5. Grenzüberschreitende Mobilität: Die Abschaffung aller formalrechtlichen Mobilitätshemmnisse, d.h. die Einführung der vollständigen und ungehinderten Freizügigkeit als einer der Grundfreiheiten des gemeinsamen Marktes, erfolgte in den frühen 1990er-Jahren (Diskriminierungsverbot aufgrund der Staatsangehörigkeit). Dennoch arbeiten weniger als zwei Prozent der Bevölkerung der EU-Mitgliedsstaaten in einem anderen als ihrem Herkunftsland. Als Erklärungen anzuführen sind neben der Verfassung der nationalen Arbeitsmärkte, die z.T. durch hohe Arbeitslosenquoten auch in den potenziellen Aufnahmeländern gekennzeichnet sind, v.a. sprachliche und kulturelle Unterschiede. Das Prinzip der vollständigen Freizügigkeit gilt nach Ablauf der insgesamt siebenjährigen Übergangsfristen im Jahr 2011 auch für Arbeitnehmer aus den acht, 2004 der EU beigetretenen mittel- und osteuropäischen Ländern (Bulgarien und Rumänien ab 2014, Kroatien ab 2015). In der ersten Phase blieb die Migration deutlich hinter den ursprünglichen Erwartungen bzw. v.a. in Deutschland und Österreich geäußerten Befürchtungen zurück. Kontrovers diskutiert wird die Frage des Anspruchs auf Sozialleistungen. Die Quote grenzüberschreitender Mobilität, die wesentlich niedriger ist als etwa die zwischen den Bundesstaaten der USA, hat sich zwischen den alten EU-Mitgliedsländern im Zeitverlauf nur unwesentlich verändert; höher ist sie in grenznahen Regionen (durch Grenzgänger und Pendler). Folglich kann trotz des Abbaus sämtlicher rechtlicher Mobilitätsschranken von einer „Europäisierung" der nationalen Arbeitsmärkte nach wie vor nicht die Rede sein. Nach Einführung der Personenfreizügigkeit mit den EU-Mitgliedsstaaten sind die Migrationsströme in die Schweiz den besseren Verdienstaussichten und der niedrigeren Arbeitslosenquote zuzuschreiben.

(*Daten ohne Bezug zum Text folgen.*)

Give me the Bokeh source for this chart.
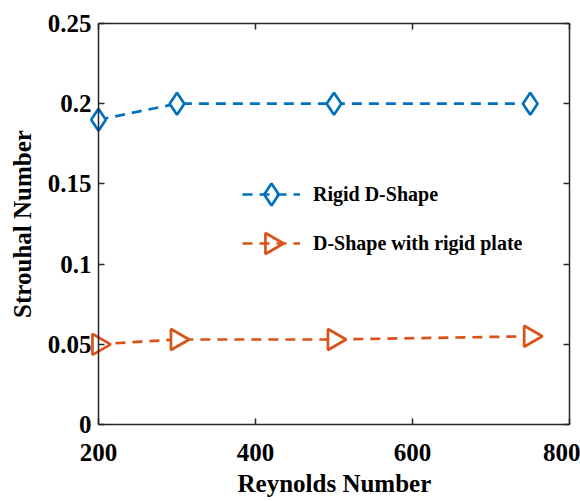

6. Schließlich ist ein Unterschied des rechtlichen Rahmens zu beachten: Zwischen den EU-Mitgliedsstaaten und der Schweiz gilt das Grundrecht der Freizügigkeit. Für Drittstaaten gilt diese Regelung nicht, sondern das restriktivere Aufenthaltsgesetz, welches bes. Regeln für bestimmte Gruppen hoch qualifizierter Arbeitnehmer formuliert.
7. Insgesamt blieb der Anteil der Ausländer an allen Beschäftigten bislang in den europäischen Ländern relativ niedrig. Dies könnte sich mit den aktuellen Flüchtlingswellen aus Afrika und dem Nahen und Mittleren Osten jedoch ändern. Der EU-weite Verteilschlüssel stößt bereits heute auf Widerstand bei verschiedenen Mitgliedsstaaten. Eine Ausnahme in Bezug auf den Ausländeranteil bildet die Schweiz, die nicht erst seit dem Freizügigkeitsabkommen mit der EU zu einem typischen Einwanderungsland wurde. Die Annahme der eidgenössischen Volksinitiative "Gegen Masseneinwanderung" (Masseneinwanderungsinitiative) durch das Schweizer Stimmvolk im Jahr 2014 signalisiert auch hier einen gestiegenen Widerstand.